Friend of the World?

There was a time in my life when I was pretty clueless about the world and certainly no one would have ever called me worldly. I didn’t watch much television for a time period of about 9 years and during some of that time I lived overseas, so I certainly had no idea what was hip or cool. My clothes were frumpy, my hairdo was totally out of style and I still listened to cassette tapes when everyone else had a CD player.

But over time, television and radio and life started to crowd back in. I think it’s important to be relevant in our society as Christians and I don’t see anything wrong with dressing in style, but the ways of the world have a way of creeping in along with the harmless things. Without ever realizing it, materialism and selfish ambition filter into my lifestyle along with full out hedonism and agnosticism (living without God).

And I open my Bible and read, “friendship with the world is hatred toward God?” (James 4:4) I wonder when dabbling in the ways of the world becomes “friendship” with the world? I find it easier to brush aside the condemnation and justify myself….I mean, we’re not talking about sin or anything here, right? It’s just a personal preference how much TV I watch or what rich desserts I enjoy splurging on or how much money I spend at the mall.  I’m just taking care of myself.  Surely God understands that.

And then I go to church and hear: “Do not love the world or anything in the world. If anyone loves the world, the love of the Father is not in him.” (1 John 2:15). Ok pastor, let’s not get too carried away here – I’m not in love with the world, I just like it a little. I just enjoy the pleasures of the world, that doesn’t mean I’m “in love” with it, right?  I mean, I still go to church and I haven’t committed any blatant sins.  I am just living my life like everyone else, doing my job, being a mom and taking care of myself.

And then I sit down for my quiet time and read the parable of the sower (Luke 8:1-15) where the seed, which is the Word of God is spread on different types of soil. Some seed is eaten up, some never grows roots in the hard ground, and some seed grows great until the thorns of “life’s riches, worries and pleasures” choke the life out of it, stunting all growth.

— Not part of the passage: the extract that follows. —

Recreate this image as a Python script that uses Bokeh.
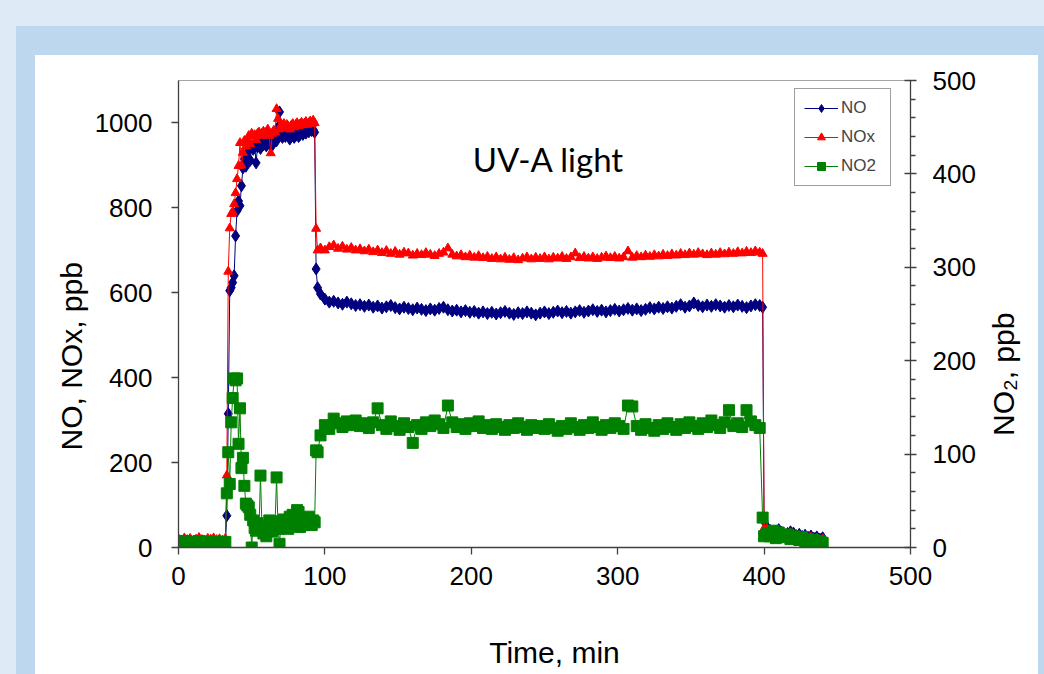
from bokeh.plotting import figure
from bokeh.models import Range1d, LinearAxis, FixedTicker, Label, Legend, LegendItem, Title
from bokeh.layouts import column, row
from bokeh.core.properties import value
from bokeh.embed import file_html
from bokeh.resources import INLINE

# ---------------- data (time in min, NO/NOx on left axis, NO2 on right axis) -------------
t_start = [0, 2, 4, 6, 8, 10, 12, 14, 16, 18, 20, 22, 24, 26, 28, 30, 32]
no_start = [10, 8, 12, 9, 11, 7, 10, 13, 9, 8, 11, 10, 12, 9, 10, 8, 11]
nox_start = [20, 17, 22, 18, 21, 16, 19, 23, 18, 17, 21, 19, 22, 18, 20, 17, 21]
no2_start = [6, 4, 7, 5, 6, 3, 5, 7, 4, 5, 6, 4, 6, 5, 4, 5, 6]

t_rise = [33, 34, 35, 36, 37, 38, 39, 40, 41, 42, 43, 44, 45, 46, 47, 48, 49, 50, 51, 52,
          53, 54, 55, 56, 57, 58, 59, 60, 61, 62, 63, 64, 65, 66, 67, 68, 69, 70, 71, 72,
          73, 74, 75, 76, 77, 78, 79, 80, 81, 82, 83, 84, 85, 86, 87, 88, 89, 90, 91, 92,
          93, 94, 95]
no_rise = [75, 315, 605, 612, 624, 640, 734, 793, 816, 805, 852, 894, 915, 898, 930, 941, 912, 945, 938, 950,
           906, 944, 952, 940, 951, 948, 955, 946, 958, 951, 960, 947, 955, 962, 958, 990, 1026, 972, 966, 975,
           968, 973, 970, 962, 968, 974, 966, 970, 975, 968, 972, 978, 973, 980, 976, 983, 979, 986, 982, 984,
           978, 656, 612]
nox_rise = [170, 650, 752, 786, 790, 809, 835, 868, 899, 953, 900, 930, 958, 945, 962, 970, 950, 975, 968, 972,
            960, 975, 978, 970, 975, 980, 972, 978, 985, 970, 929, 975, 982, 978, 1033, 1010, 985, 995, 988, 998,
            990, 996, 992, 985, 994, 998, 990, 996, 1000, 993, 997, 1001, 995, 999, 1003, 996, 1000, 1004, 998, 1006,
            1000, 751, 700]
no2_rise = [58, 102, 68, 134, 160, 181, 179, 181, 111, 149, 85, 96, 66, 47, 45, 43, 35, 0, 29, 21,
            18, 26, 20, 77, 22, 15, 18, 12, 20, 29, 24, 17, 22, 28, 75, 20, 4, 26, 22, 30,
            24, 29, 20, 33, 27, 35, 31, 25, 40, 38, 22, 27, 31, 24, 29, 27, 33, 28, 24, 29,
            27, 104, 102]

t_light = [97, 100, 103, 106, 109, 112, 115, 118, 121, 124,
           127, 130, 133, 136, 139, 142, 145, 148, 151, 154,
           157, 160, 163, 166, 169, 172, 175, 178, 181, 184,
           187, 190, 193, 196, 199, 202, 205, 208, 211, 214,
           217, 220, 223, 226, 229, 232, 235, 238, 241, 244,
           247, 250, 253, 256, 259, 262, 265, 268, 271, 274,
           277, 280, 283, 286, 289, 292, 295, 298, 301, 304,
           307, 310, 313, 316, 319, 322, 325, 328, 331, 334,
           337, 340, 343, 346, 349, 352, 355, 358, 361, 364,
           367, 370, 373, 376, 379, 382, 385, 388, 391, 394,
           397]
no_light = [597, 585, 578, 580, 576, 573, 578, 574, 570, 572,
            568, 571, 566, 569, 564, 567, 570, 565, 562, 566,
            563, 560, 564, 561, 558, 562, 559, 563, 566, 560,
            557, 559, 555, 558, 554, 556, 552, 555, 551, 554,
            550, 553, 556, 552, 549, 553, 551, 555, 552, 548,
            552, 555, 551, 554, 557, 553, 556, 552, 555, 558,
            554, 557, 560, 556, 559, 555, 558, 561, 557, 560,
            563, 559, 562, 558, 561, 565, 562, 566, 563, 567,
            564, 568, 572, 566, 569, 576, 570, 567, 571, 568,
            572, 569, 566, 570, 567, 571, 568, 565, 569, 572,
            570]
nox_light = [705, 700, 708, 712, 704, 709, 702, 706, 700, 703,
             698, 702, 696, 700, 694, 699, 692, 697, 690, 695,
             693, 688, 692, 689, 694, 690, 687, 692, 695, 705,
             690, 686, 689, 684, 688, 683, 687, 682, 685, 680,
             684, 679, 683, 678, 682, 677, 681, 684, 679, 683,
             680, 684, 679, 683, 681, 685, 680, 684, 693, 682,
             685, 681, 684, 680, 683, 686, 682, 685, 681, 684,
             698, 683, 687, 684, 688, 685, 689, 686, 690, 687,
             691, 688, 692, 689, 693, 690, 694, 691, 689, 693,
             690, 694, 691, 695, 692, 696, 693, 697, 694, 698,
             695]
no2_light = [120, 131, 127, 138, 133, 129, 135, 131, 136, 130,
             133, 128, 134, 149, 131, 127, 135, 130, 126, 133,
             129, 112, 131, 127, 134, 130, 136, 132, 128, 152,
             134, 129, 132, 127, 133, 130, 135, 128, 131, 127,
             132, 129, 126, 131, 128, 133, 129, 126, 131, 128,
             130, 127, 132, 128, 125, 130, 127, 133, 129, 126,
             131, 128, 134, 129, 126, 131, 128, 133, 130, 127,
             152, 151, 130, 126, 132, 128, 125, 131, 127, 133,
             129, 126, 132, 128, 134, 130, 127, 133, 129, 136,
             131, 128, 134, 147, 130, 133, 129, 147, 135, 131,
             128]

t_end = [399, 400, 402, 404, 406, 408, 410, 412, 414, 416, 418, 420, 422, 424, 426, 428, 430, 432, 434, 436, 438, 440]
no_end = [566, 62, 48, 40, 35, 38, 42, 36, 30, 33, 37, 34, 28, 31, 26, 29, 24, 27, 22, 25, 20, 23]
nox_end = [692, 45, 44, 36, 32, 35, 39, 33, 27, 30, 34, 31, 25, 28, 23, 26, 21, 24, 19, 22, 17, 20]
no2_end = [32, 12, 15, 12, 18, 10, 16, 13, 11, 14, 9, 12, 10, 8, 11, 7, 9, 6, 8, 5, 7, 5]

time = t_start + t_rise + t_light + t_end
no = no_start + no_rise + no_light + no_end
nox = nox_start + nox_rise + nox_light + nox_end
no2 = no2_start + no2_rise + no2_light + no2_end

x_ticks = [0, 100, 200, 300, 400, 500]
left_ticks = [0, 200, 400, 600, 800, 1000]
right_ticks = [0, 100, 200, 300, 400, 500]
right_minor = [20, 40, 60, 80, 120, 140, 160, 180, 220, 240, 260, 280,
               320, 340, 360, 380, 420, 440, 460, 480]

C_NO = "#000080"
C_NOX = "#ff0000"
C_NO2 = "#008000"
AX = "#404040"
FONT = "Liberation Sans"

plot = figure(width=947, height=550, x_range=Range1d(0, 500), y_range=Range1d(0, 1100),
              output_backend="svg", toolbar_location=None,
              min_border_left=143, min_border_right=72, min_border_top=25, min_border_bottom=58,
              background_fill_color="white", border_fill_color="white")
plot.outline_line_color = "#a6a6a6"
plot.outline_line_width = 1
plot.xgrid.visible = False
plot.ygrid.visible = False
plot.extra_y_ranges = {"no2": Range1d(0, 500)}

xa = plot.xaxis[0]
xa.ticker = FixedTicker(ticks=x_ticks, minor_ticks=[])
ya = plot.yaxis[0]
ya.ticker = FixedTicker(ticks=left_ticks, minor_ticks=[])
ra = LinearAxis(y_range_name="no2", ticker=FixedTicker(ticks=right_ticks, minor_ticks=right_minor))
plot.add_layout(ra, "right")

for ax in (xa, ya, ra):
    ax.axis_line_color = AX
    ax.axis_line_width = 1.3
    ax.major_tick_line_color = AX
    ax.major_tick_line_width = 1.3
    ax.major_tick_in = 0
    ax.major_tick_out = 7
    ax.minor_tick_line_color = None
    ax.major_label_text_font = FONT
    ax.major_label_text_font_size = "26px"
    ax.major_label_text_color = "black"

xa.major_label_standoff = 12
ya.major_label_standoff = 19
ra.major_tick_in = 6
ra.major_tick_out = 6
ra.minor_tick_line_color = AX
ra.minor_tick_line_width = 1.3
ra.minor_tick_in = 0
ra.minor_tick_out = 5
ra.major_label_standoff = 16

# left axis title, placed a little below the frame centre like the original
plot.add_layout(Title(text="NO, NOx, ppb", align="left", offset=97, standoff=8,
                      text_font=FONT, text_font_size="30px", text_font_style="normal",
                      text_color="black"), "left")

# series
l1 = plot.line(time, no, line_color=C_NO, line_width=1)
s1 = plot.scatter(time, no, marker="diamond", size=12, fill_color=C_NO, line_color=C_NO)
l2 = plot.line(time, nox, line_color=C_NOX, line_width=1)
s2 = plot.scatter(time, nox, marker="triangle", size=9, fill_color=C_NOX, line_color=C_NOX)
l3 = plot.line(time, no2, line_color=C_NO2, line_width=1, y_range_name="no2")
s3 = plot.scatter(time, no2, marker="square", size=11, fill_color=C_NO2, line_color=C_NO2, y_range_name="no2")

legend = Legend(items=[LegendItem(label="NO", renderers=[l1, s1]),
                       LegendItem(label="NOx", renderers=[l2, s2]),
                       LegendItem(label="NO2", renderers=[l3, s3])],
                location=(616, 361), orientation="vertical",
                padding=9, spacing=9, margin=0,
                glyph_width=34, glyph_height=20, label_height=20, label_width=40, label_standoff=3,
                label_text_font=FONT, label_text_font_size="17px",
                border_line_color=AX, border_line_width=1,
                background_fill_color="white", background_fill_alpha=1)
plot.add_layout(legend)

plot.add_layout(Label(x=201, y=915, text="UV-A light", text_font="Lato", text_font_size="33px",
                      text_color="black", text_baseline="alphabetic"))


def strip(w, h):
    f = figure(width=w, height=h, x_range=Range1d(0, w), y_range=Range1d(0, h),
               output_backend="svg", toolbar_location=None, min_border=0,
               background_fill_color="white", border_fill_color="white")
    f.outline_line_color = None
    f.axis.visible = False
    f.grid.visible = False
    return f


# strip right of the chart: secondary-axis title, reading bottom to top
side = strip(56, 550)
side.text(x=[21], y=[204], text=["NO\u2082, ppb"], angle=1.5707963,
          text_font=value(FONT), text_font_size="30px", text_color="black",
          text_align="center", text_baseline="middle")

# strip under the chart: x-axis title
bottom = strip(1003, 69)
bottom.text(x=[519], y=[22], text=["Time, min"],
            text_font=value(FONT), text_font_size="30px", text_color="black",
            text_align="center", text_baseline="middle")

panel = column(row(plot, side), bottom, styles={"background-color": "white"})
inner = column(panel, styles={"background-color": "#bdd7ee", "padding": "29px 6px 0px 19px"})
p = column(inner, styles={"background-color": "#deebf7", "padding": "26px 0px 0px 16px"})

open("out.html", "w").write(file_html(p, INLINE))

All those little normal things like making sure my kids are in the right activities and keeping up to date with the popular technological devices or just the desire to look good…those are all thorns that seem innocuous at first, but eventually they choke the life out of me. Suddenly, I begin to realize that I’ve been feeding the thorns, spending time watering them and tending to them because riches and pleasure and even worry all seem more tantalizing than spiritual disciplines.

What would happen if I just began to pare back on those weeds? What if I spent more time watering the seed of God’s Word planted in me and spent less time filling my heart and mind with messages from the world? Maybe then the apathetic unmotivated stunted growth of my spiritual life would transform into a real-life blossoming friendship with God.

I guess I’m done with just surviving and thinking that somehow the things of the world will be rewards for making through each week.  I’m done with doing my job 8 hours a day and not involving God in my work.  I’m done with choosing something worldly to satisfy me at the end of a hard time.  I’m ready to start blooming again and abiding in God, turning to Him for my sustenance, my peace, my joy.

Heather

2 thoughts on “Friend of the World?

  1. Iris

    Sometimes it is hard to draw the line; on how much pleasure we should take in. I know for myself, if I don’t spend my time in the word in the morning, my day is sort-of-blah. My focus is not the same. I know that God made beautiful things for us to enjoy, but sometimes I forget to be thankful for them.